В людях, живущих на Земле, отразилась мысль, строение, существо всех галактик (если их представить, как парящие мысли) - каждый человек бездонен своим внутренним Я, которое подвержено определённым амплитудам из космоса. Импульс естества (мысли, мечтания, надежды, сильнее страсти) - это и есть энергия космоса, заряжающая живое существо и откликающееся на него. Устойчивые сигналы может посылать лишь человек незаурядный, он же вправе ожидать, что этот его импульс в конце концов будет услышан. Сотворение большой вещи невозможно без участия «двойника» (бога), вдыхающего в тебя силы, способность осуществить то, о чём мечтал. Это происходит не всегда, поскольку большинство сигналов «двойников» не достигают друг друга, не обнаруживают себя в пространстве.

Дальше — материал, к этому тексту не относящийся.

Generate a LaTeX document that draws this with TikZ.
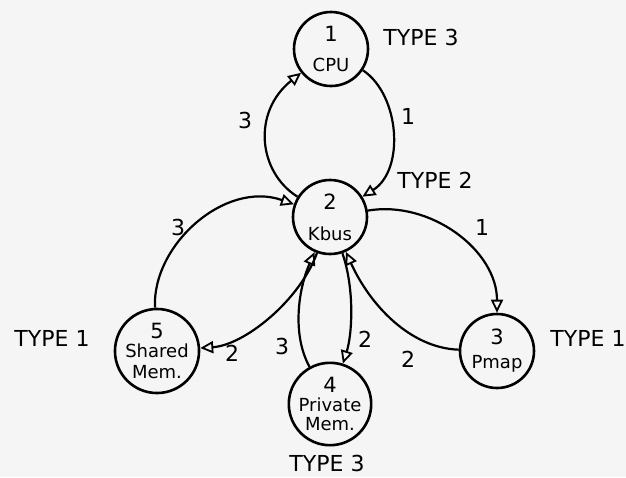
\documentclass[tikz,border=0pt]{standalone}
\usepackage{fontspec}
\setmainfont{DejaVu Sans}
\usetikzlibrary{arrows.meta}
\tikzset{
  unit/.style={circle, draw, line width=2.6pt, minimum size=74pt, inner sep=0pt, align=center,
    font=\fontsize{18}{18}\selectfont},
  arr/.style={line width=2.2pt, -{Triangle[open,length=13pt,width=12pt,line width=1.8pt]}},
  elab/.style={font=\fontsize{22}{24}\selectfont},
  tlab/.style={font=\fontsize{22}{24}\selectfont}
}
\newcommand{\nnum}[1]{{\fontsize{21}{22}\selectfont #1}}
\begin{document}
\begin{tikzpicture}[x=1pt,y=-1pt]
\fill[white!96!black] (0,0) rectangle (626,477);
\useasboundingbox (0,0) rectangle (626,477);

\node[unit] (cpu) at (331,49) {\nnum{1}\\[12pt]CPU};
\node[unit] (kbus) at (330,217) {\nnum{2}\\[13pt]Kbus};
\node[unit] (shm) at (157,351) {\nnum{5}\\[1pt]Shared\\[3pt]Mem.};
\node[unit] (pmem) at (330,404) {\nnum{4}\\[1pt]Private\\[1pt]Mem.};
\node[unit] (pmap) at (497,351) {\nnum{3}\\[6pt]Pmap};

\node[tlab] (t1) at (421,37) {TYPE 3};
\node[tlab] (t2) at (435,180) {TYPE 2};
\node[tlab] (t3) at (52,338) {TYPE 1};
\node[tlab] (t4) at (588,338) {TYPE 1};
\node[tlab] (t5) at (327,463) {TYPE 3};

\draw[arr] (kbus) .. controls (258,172) and (252,112) .. (cpu);
\draw[arr] (cpu) .. controls (400,95) and (405,170) .. (kbus);
\draw[arr] (shm) .. controls (152,245) and (225,180) .. (kbus);
\draw[arr] (kbus) .. controls (300,300) and (245,345) .. (shm);
\draw[arr] (pmem) .. controls (292,335) and (298,290) .. (kbus);
\draw[arr] (kbus) .. controls (355,290) and (352,335) .. (pmem);
\draw[arr] (pmap) .. controls (410,348) and (370,305) .. (kbus);
\draw[arr] (kbus) .. controls (430,200) and (497,250) .. (pmap);

\node[elab] (l1) at (245,120) {3};
\node[elab] (l2) at (408,116) {1};
\node[elab] (l3) at (178,227) {3};
\node[elab] (l4) at (482,227) {1};
\node[elab] (l5) at (232,353) {2};
\node[elab] (l6) at (282,346) {3};
\node[elab] (l7) at (365,339) {2};
\node[elab] (l8) at (408,359) {2};
\end{tikzpicture}
\end{document}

… Хорошая книга похожа на море; и даже если ты опять пересекаешь его (и во второй , и в третий раз), то оно, живое, хотя и со знакомыми ориентирами, неожиданно посветит тебе с другой стороны; вдруг наткнёшься на новый блик, на радугу, проиграет рябь в другом месте и даже удивишься, что раньше его не заметил.    
Настоящая книга всегда живая и, как живое, находится в движении, пенится, живёт вместе с тобой и остаётся тебя пережив. Ты никогда это море не вычерпаешь.
Даже пристальное рассматривание такое профессионально  - жёсткое, как взгляд писателя, не страшно настоящей книге. Да, видишь тину, вращение на месте, медленный разбег сюжета, как прокручиваются тяжёлые жернова, но отрыв, скольжение неумолимо потащит и тебя, проворонишь, просто захватишься как читатель, хотя не простой и, может,  уже написал такое, что повыше того, что читаешь, - всё равно создание мира так же величественно и чревато неизвестностью, как и сама жизнь, не отлитая в слова, текущая не по бумажному листу.
...Написать рыбацкую повесть о Сихотэ-Алине, книгу морских рассказов, и книгу о море - где впечатления личной жизни, вымысел будут переплетены с исследованиями науки. Всё о Дальнем Востоке, о котором я не написал ещё настоящей книги…
… Хочется написать еще роман и последний, для себя, и не для печати, не оглядываясь на время. Пусть найдут в столе после…
… Мне кажется, только одного не мог бы выдержать мой организм - испытание Успехом. Но такой смерти можно только позавидовать.

« В человеке, несомненно, живут две тайные силы, которые борются между собой до самой смерти: одна, прозорливая и холодная, придерживается действительности, обдумывает, взвешивает её и судит прошлое; другая жаждет будущего и устремляется к неизвестному. Когда страсть побеждает человека, рассудок следует за ним, рыдая, и предупреждает об опасности, но как только, послушавшись голоса рассудка, человек остановится, как только он скажет себе: «Это правда, я безумец, куда я шёл?», страсть крикнет ему: «А я? Значит, я обречена на смерть?»               
                Мюссе               

Послесловие:
 
Дневники, которые ты вёл почти ежедневно, в любых условиях, повествуют о жизни и творчестве, обо всём, чем был наполнен твой земной путь. Перечитывая и возвращаясь, не соблюдая хронологию записей, а только событий, пыталась «пройти» с тобой рядом. С любовью и памятью, пока глаза мои не закроются, я с тобой.               
                Составитель :  Фани Вайнер   (2017-2019 гг.)